_Information supplied_:
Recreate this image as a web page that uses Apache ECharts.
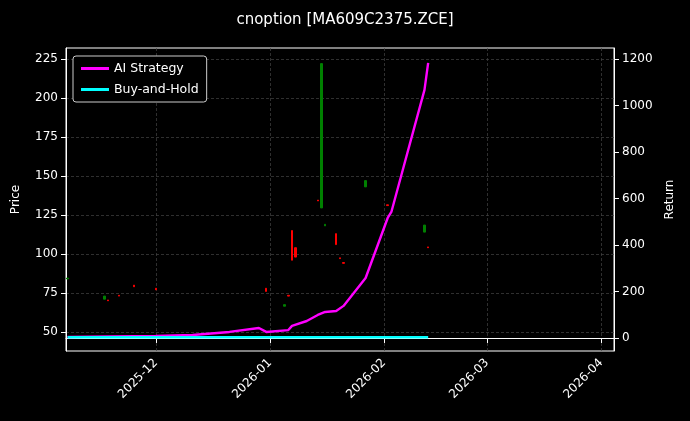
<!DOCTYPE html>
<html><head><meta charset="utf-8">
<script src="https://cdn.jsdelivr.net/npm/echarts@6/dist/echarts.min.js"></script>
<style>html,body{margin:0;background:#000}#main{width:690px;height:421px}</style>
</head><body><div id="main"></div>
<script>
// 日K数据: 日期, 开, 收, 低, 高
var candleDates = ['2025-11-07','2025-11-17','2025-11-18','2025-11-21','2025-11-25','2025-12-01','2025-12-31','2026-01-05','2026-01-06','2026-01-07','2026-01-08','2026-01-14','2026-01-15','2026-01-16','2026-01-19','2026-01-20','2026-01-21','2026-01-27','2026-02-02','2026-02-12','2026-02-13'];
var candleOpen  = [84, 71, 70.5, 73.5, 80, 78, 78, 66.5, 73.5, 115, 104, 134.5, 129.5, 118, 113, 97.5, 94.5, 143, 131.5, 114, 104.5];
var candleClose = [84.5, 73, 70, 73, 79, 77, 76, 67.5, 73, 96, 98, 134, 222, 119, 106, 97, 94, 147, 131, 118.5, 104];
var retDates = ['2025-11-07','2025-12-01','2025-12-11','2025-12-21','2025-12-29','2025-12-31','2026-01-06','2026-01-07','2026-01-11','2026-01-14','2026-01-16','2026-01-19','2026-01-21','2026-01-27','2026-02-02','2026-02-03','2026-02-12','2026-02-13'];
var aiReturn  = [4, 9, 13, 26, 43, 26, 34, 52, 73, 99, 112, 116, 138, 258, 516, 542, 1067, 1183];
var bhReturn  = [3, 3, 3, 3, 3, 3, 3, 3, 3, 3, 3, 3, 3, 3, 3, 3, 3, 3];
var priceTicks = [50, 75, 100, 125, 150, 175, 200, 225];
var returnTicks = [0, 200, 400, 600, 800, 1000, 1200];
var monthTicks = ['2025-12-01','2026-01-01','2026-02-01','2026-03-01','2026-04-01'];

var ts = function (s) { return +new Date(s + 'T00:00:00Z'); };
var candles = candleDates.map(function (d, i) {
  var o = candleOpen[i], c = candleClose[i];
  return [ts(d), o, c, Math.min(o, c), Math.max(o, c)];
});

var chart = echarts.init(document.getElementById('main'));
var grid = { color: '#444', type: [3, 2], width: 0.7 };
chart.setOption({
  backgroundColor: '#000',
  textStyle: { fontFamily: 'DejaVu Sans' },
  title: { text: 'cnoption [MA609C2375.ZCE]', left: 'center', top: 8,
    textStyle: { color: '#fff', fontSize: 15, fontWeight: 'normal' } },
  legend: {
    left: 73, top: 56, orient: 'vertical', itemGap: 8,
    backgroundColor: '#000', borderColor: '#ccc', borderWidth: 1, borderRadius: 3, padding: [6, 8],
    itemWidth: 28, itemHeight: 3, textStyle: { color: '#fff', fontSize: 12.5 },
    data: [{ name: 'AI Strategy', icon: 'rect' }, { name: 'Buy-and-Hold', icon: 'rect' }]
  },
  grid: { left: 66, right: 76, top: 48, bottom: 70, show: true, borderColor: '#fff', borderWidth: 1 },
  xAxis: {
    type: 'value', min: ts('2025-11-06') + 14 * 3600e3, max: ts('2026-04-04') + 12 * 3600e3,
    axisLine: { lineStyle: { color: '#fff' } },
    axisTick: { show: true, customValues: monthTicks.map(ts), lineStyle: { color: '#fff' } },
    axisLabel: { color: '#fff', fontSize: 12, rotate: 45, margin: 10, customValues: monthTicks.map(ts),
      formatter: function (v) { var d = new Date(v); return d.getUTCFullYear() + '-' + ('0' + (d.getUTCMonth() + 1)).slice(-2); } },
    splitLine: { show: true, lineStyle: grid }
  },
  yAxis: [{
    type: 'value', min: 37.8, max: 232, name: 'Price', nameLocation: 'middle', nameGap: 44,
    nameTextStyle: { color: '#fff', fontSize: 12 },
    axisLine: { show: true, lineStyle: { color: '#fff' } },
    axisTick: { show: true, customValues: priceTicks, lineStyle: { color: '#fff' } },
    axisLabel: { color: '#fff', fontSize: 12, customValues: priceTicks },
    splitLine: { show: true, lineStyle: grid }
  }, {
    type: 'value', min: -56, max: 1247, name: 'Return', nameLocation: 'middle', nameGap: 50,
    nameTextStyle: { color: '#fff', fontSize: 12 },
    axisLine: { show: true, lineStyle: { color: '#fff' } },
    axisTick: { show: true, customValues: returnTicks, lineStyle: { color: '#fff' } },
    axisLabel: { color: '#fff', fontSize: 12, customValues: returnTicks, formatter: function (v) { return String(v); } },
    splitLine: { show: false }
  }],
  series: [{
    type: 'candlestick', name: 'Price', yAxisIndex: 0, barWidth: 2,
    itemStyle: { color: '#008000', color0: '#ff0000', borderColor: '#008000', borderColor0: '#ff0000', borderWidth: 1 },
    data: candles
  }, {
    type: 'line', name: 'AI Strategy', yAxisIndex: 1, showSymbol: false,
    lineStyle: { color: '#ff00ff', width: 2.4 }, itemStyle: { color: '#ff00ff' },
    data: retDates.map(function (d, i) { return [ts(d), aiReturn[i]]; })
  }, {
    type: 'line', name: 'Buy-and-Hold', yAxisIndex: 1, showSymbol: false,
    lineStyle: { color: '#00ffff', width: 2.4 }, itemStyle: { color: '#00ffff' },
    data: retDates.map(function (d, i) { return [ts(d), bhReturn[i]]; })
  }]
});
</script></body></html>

_Direction_:
Without the pictures, write out all of the material exactly.

_Reply_:
Recreate this image as a web page that uses Apache ECharts.
<!DOCTYPE html>
<html><head><meta charset="utf-8">
<script src="https://cdn.jsdelivr.net/npm/echarts@6/dist/echarts.min.js"></script>
<style>html,body{margin:0;background:#000}#main{width:690px;height:421px}</style>
</head><body><div id="main"></div>
<script>
// 日K数据: 日期, 开, 收, 低, 高
var candleDates = ['2025-11-07','2025-11-17','2025-11-18','2025-11-21','2025-11-25','2025-12-01','2025-12-31','2026-01-05','2026-01-06','2026-01-07','2026-01-08','2026-01-14','2026-01-15','2026-01-16','2026-01-19','2026-01-20','2026-01-21','2026-01-27','2026-02-02','2026-02-12','2026-02-13'];
var candleOpen  = [84, 71, 70.5, 73.5, 80, 78, 78, 66.5, 73.5, 115, 104, 134.5, 129.5, 118, 113, 97.5, 94.5, 143, 131.5, 114, 104.5];
var candleClose = [84.5, 73, 70, 73, 79, 77, 76, 67.5, 73, 96, 98, 134, 222, 119, 106, 97, 94, 147, 131, 118.5, 104];
var retDates = ['2025-11-07','2025-12-01','2025-12-11','2025-12-21','2025-12-29','2025-12-31','2026-01-06','2026-01-07','2026-01-11','2026-01-14','2026-01-16','2026-01-19','2026-01-21','2026-01-27','2026-02-02','2026-02-03','2026-02-12','2026-02-13'];
var aiReturn  = [4, 9, 13, 26, 43, 26, 34, 52, 73, 99, 112, 116, 138, 258, 516, 542, 1067, 1183];
var bhReturn  = [3, 3, 3, 3, 3, 3, 3, 3, 3, 3, 3, 3, 3, 3, 3, 3, 3, 3];
var priceTicks = [50, 75, 100, 125, 150, 175, 200, 225];
var returnTicks = [0, 200, 400, 600, 800, 1000, 1200];
var monthTicks = ['2025-12-01','2026-01-01','2026-02-01','2026-03-01','2026-04-01'];

var ts = function (s) { return +new Date(s + 'T00:00:00Z'); };
var candles = candleDates.map(function (d, i) {
  var o = candleOpen[i], c = candleClose[i];
  return [ts(d), o, c, Math.min(o, c), Math.max(o, c)];
});

var chart = echarts.init(document.getElementById('main'));
var grid = { color: '#444', type: [3, 2], width: 0.7 };
chart.setOption({
  backgroundColor: '#000',
  textStyle: { fontFamily: 'DejaVu Sans' },
  title: { text: 'cnoption [MA609C2375.ZCE]', left: 'center', top: 8,
    textStyle: { color: '#fff', fontSize: 15, fontWeight: 'normal' } },
  legend: {
    left: 73, top: 56, orient: 'vertical', itemGap: 8,
    backgroundColor: '#000', borderColor: '#ccc', borderWidth: 1, borderRadius: 3, padding: [6, 8],
    itemWidth: 28, itemHeight: 3, textStyle: { color: '#fff', fontSize: 12.5 },
    data: [{ name: 'AI Strategy', icon: 'rect' }, { name: 'Buy-and-Hold', icon: 'rect' }]
  },
  grid: { left: 66, right: 76, top: 48, bottom: 70, show: true, borderColor: '#fff', borderWidth: 1 },
  xAxis: {
    type: 'value', min: ts('2025-11-06') + 14 * 3600e3, max: ts('2026-04-04') + 12 * 3600e3,
    axisLine: { lineStyle: { color: '#fff' } },
    axisTick: { show: true, customValues: monthTicks.map(ts), lineStyle: { color: '#fff' } },
    axisLabel: { color: '#fff', fontSize: 12, rotate: 45, margin: 10, customValues: monthTicks.map(ts),
      formatter: function (v) { var d = new Date(v); return d.getUTCFullYear() + '-' + ('0' + (d.getUTCMonth() + 1)).slice(-2); } },
    splitLine: { show: true, lineStyle: grid }
  },
  yAxis: [{
    type: 'value', min: 37.8, max: 232, name: 'Price', nameLocation: 'middle', nameGap: 44,
    nameTextStyle: { color: '#fff', fontSize: 12 },
    axisLine: { show: true, lineStyle: { color: '#fff' } },
    axisTick: { show: true, customValues: priceTicks, lineStyle: { color: '#fff' } },
    axisLabel: { color: '#fff', fontSize: 12, customValues: priceTicks },
    splitLine: { show: true, lineStyle: grid }
  }, {
    type: 'value', min: -56, max: 1247, name: 'Return', nameLocation: 'middle', nameGap: 50,
    nameTextStyle: { color: '#fff', fontSize: 12 },
    axisLine: { show: true, lineStyle: { color: '#fff' } },
    axisTick: { show: true, customValues: returnTicks, lineStyle: { color: '#fff' } },
    axisLabel: { color: '#fff', fontSize: 12, customValues: returnTicks, formatter: function (v) { return String(v); } },
    splitLine: { show: false }
  }],
  series: [{
    type: 'candlestick', name: 'Price', yAxisIndex: 0, barWidth: 2,
    itemStyle: { color: '#008000', color0: '#ff0000', borderColor: '#008000', borderColor0: '#ff0000', borderWidth: 1 },
    data: candles
  }, {
    type: 'line', name: 'AI Strategy', yAxisIndex: 1, showSymbol: false,
    lineStyle: { color: '#ff00ff', width: 2.4 }, itemStyle: { color: '#ff00ff' },
    data: retDates.map(function (d, i) { return [ts(d), aiReturn[i]]; })
  }, {
    type: 'line', name: 'Buy-and-Hold', yAxisIndex: 1, showSymbol: false,
    lineStyle: { color: '#00ffff', width: 2.4 }, itemStyle: { color: '#00ffff' },
    data: retDates.map(function (d, i) { return [ts(d), bhReturn[i]]; })
  }]
});
</script></body></html>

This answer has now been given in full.